◆ YOUR TASK ◆
Select all lines with the string "matplotlib" in them, and copy those lines.

(Plotting code records)
===
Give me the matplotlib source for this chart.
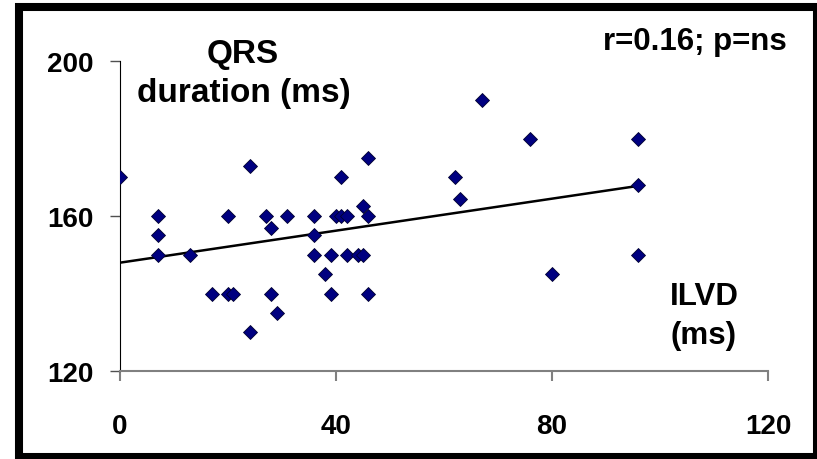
import numpy as np
import matplotlib
matplotlib.use("Agg")
from matplotlib import pyplot as plt
from matplotlib.patches import Rectangle

# ILVD (ms) vs QRS duration (ms)
ilvd = [0, 7, 7, 7, 13, 17, 20, 20, 21, 24, 24, 27, 28, 28, 29, 31,
        36, 36, 36, 38, 39, 39, 40, 41, 41, 42, 42, 44, 45, 45, 46, 46, 46,
        62, 63, 67, 76, 80, 96, 96, 96]
qrs = [170, 160, 155, 150, 150, 140, 160, 140, 140, 173, 130, 160, 157, 140, 135, 160,
       160, 155, 150, 145, 150, 140, 160, 170, 160, 160, 150, 150, 150, 162.5, 160, 175, 140,
       170, 164.5, 190, 180, 145, 180, 168, 150]
x_ticks = [0, 40, 80, 120]
y_ticks = [120, 160, 200]

plt.rcParams['font.family'] = ['Liberation Sans', 'DejaVu Sans']
plt.rcParams['font.weight'] = 'bold'

W, H = 817, 460
fig = plt.figure(figsize=(W / 100, H / 100), dpi=100)
fig.set_facecolor("white")

# axes box in pixels: x 120..768, y 62..372
ax = fig.add_axes([120 / W, 1 - 372 / H, (768 - 120) / W, (372 - 62) / H])

ax.plot(ilvd, qrs, linestyle="none", marker="D", markersize=7.6,
        markerfacecolor="#000080", markeredgecolor="#000030", markeredgewidth=0.6,
        zorder=3)

# linear trend line
k, b = np.polyfit(ilvd, qrs, 1)
xs = np.array([min(ilvd), max(ilvd)])
ax.plot(xs, k * xs + b, color="black", linewidth=1.8, zorder=2)

ax.set_xlim(0, 120)
ax.set_ylim(120, 200)
ax.set_xticks(x_ticks)
ax.set_yticks(y_ticks)

for s in ["top", "right"]:
    ax.spines[s].set_visible(False)
ax.spines["left"].set_color("black")
ax.spines["left"].set_linewidth(0.8)
ax.spines["bottom"].set_color("#808080")
ax.spines["bottom"].set_linewidth(1.5)

ax.tick_params(axis="x", direction="out", length=7, width=1.5, color="#808080",
               pad=23, labelsize=20)
ax.tick_params(axis="y", direction="out", length=7, width=1.0, color="#505050",
               pad=12, labelsize=20)

# labels inside the plot area
fs = 22.5
fig.text(243 / W, 1 - 63 / H, "QRS", ha="center", va="baseline", fontsize=24)
fig.text(244 / W, 1 - 102 / H, "duration (ms)", ha="center", va="baseline", fontsize=24)
fig.text(787 / W, 1 - 50 / H, "r=0.16; p=ns", ha="right", va="baseline", fontsize=fs)
fig.text(704 / W, 1 - 305 / H, "ILVD", ha="center", va="baseline", fontsize=fs)
fig.text(703 / W, 1 - 344 / H, "(ms)", ha="center", va="baseline", fontsize=fs)

# thick black frame round the picture
fig.patches.append(Rectangle((19 / W, 1 - 458 / H), (817 - 19) / W, (458 - 8) / H,
                             transform=fig.transFigure, fill=False,
                             edgecolor="black", linewidth=5.8))

fig.savefig("out.png", dpi=100)
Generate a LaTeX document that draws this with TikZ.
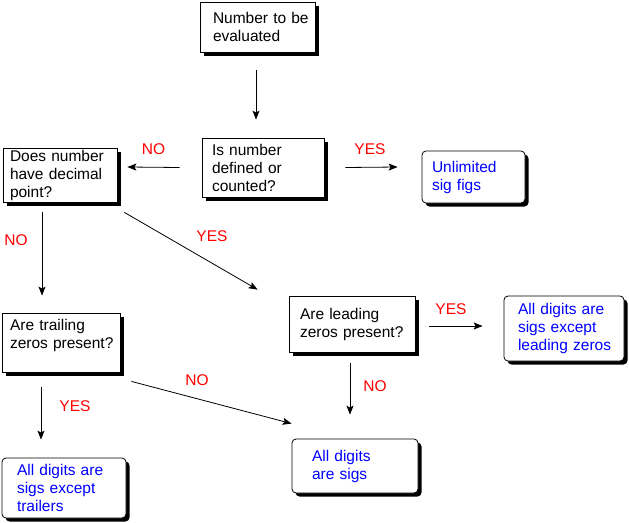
===
◆ RIGHT ANSWER ◆
Give me the matplotlib source for this chart.
import matplotlib
matplotlib.use("Agg")
from matplotlib import pyplot as plt
from matplotlib.patches import Rectangle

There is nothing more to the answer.